Over 140 San Francisco homes sold for $1m above asking, Compass reports

  • More than 140 homes in San Francisco sold for at least $1 million above their asking price in the first half of 2026, with 44 in June alone, according to Compass data.
  • Compass chief economist Mike Simonsen described the overbidding as “absolutely BANANAS” and attributed it to AI-driven hiring, migration, and anticipation of major IPOs.
  • Single-family home prices rose about 17% year over year to a $2.2 million median, while inventory dropped roughly 45%, the analysis found.
  • The trend is concentrated in luxury and near AI employment centers, with other tech hubs not showing similar overbidding, according to Compass and Redfin economists.

Overbidding concentrated in luxury tier, Compass report says

Compass’s analysis found that from January through July 2025, only eight homes sold for at least $1 million above asking in San Francisco. In the first six months of 2024, just six homes cleared that threshold. The figures are a large increase from prior periods, which Simonsen attributed broadly to the artificial intelligence industry’s expansion in the city.

“Of course related to the AI boom,” Simonsen said of the pattern. “It’s migration and hiring, as well as preparing for mega IPOs.”

OpenAI and Anthropic, both headquartered in San Francisco, have filed to go public on U.S. stock markets at valuations approaching $1 trillion. Their debuts are expected to mint a new class of multimillionaires in a city that already has the highest concentration of billionaires per capita of any city globally.

The single-family median home price in San Francisco rose from $1.7 million to $2.2 million over the past year, Compass reported.
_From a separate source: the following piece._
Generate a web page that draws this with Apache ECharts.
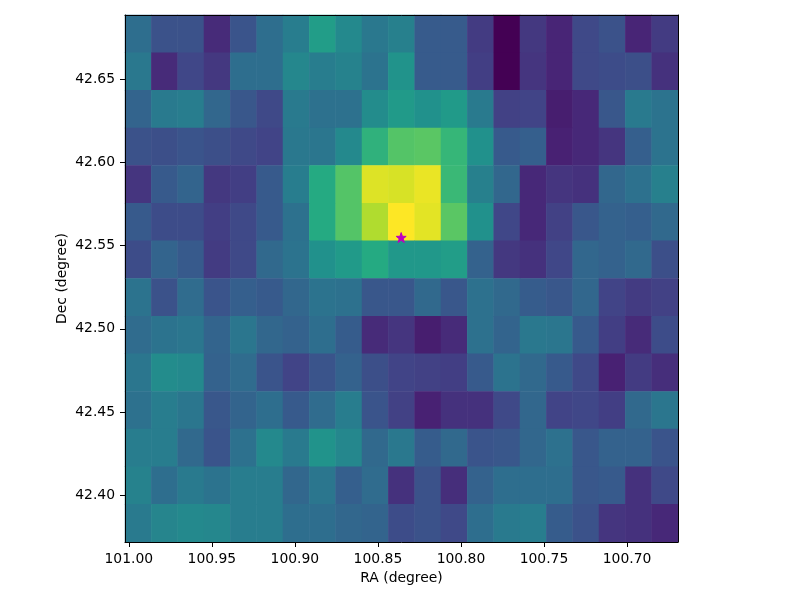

Houses are selling in an average of 18 days, the fastest pace in five years. The company’s market intelligence report described aggressive bidding wars driven by AI and tech demand, with skyrocketing rents becoming the norm again.

Simonsen said the resurgent demand is so far concentrated “to a very small section in the city, and luxury markets in Peninsula and Marin.” The Compass report characterized the market as “increasingly segmented by income tier and proximity to AI-driven employment centers.” He also noted that other tech hubs across the country have not exhibited a similar pattern of overbidding.

A May 2026 analysis from real-estate firm Redfin ranked San Francisco as having the highest median home price in the country and the biggest year-over-year increase in median sales price — more than 10% in April — followed by Detroit and Providence, Rhode Island.

As reported by the Guardian, which cited the New York Times, Daryl Fairweather, Redfin’s chief economist, said: “What’s different this time is that the benefits or the prosperity of AI seems much more concentrated. It’s not that everybody is going out and buying homes.”

The current surge marks a shift from a few years ago, when departures as well as concerns about crime and homelessness contributed to a slump.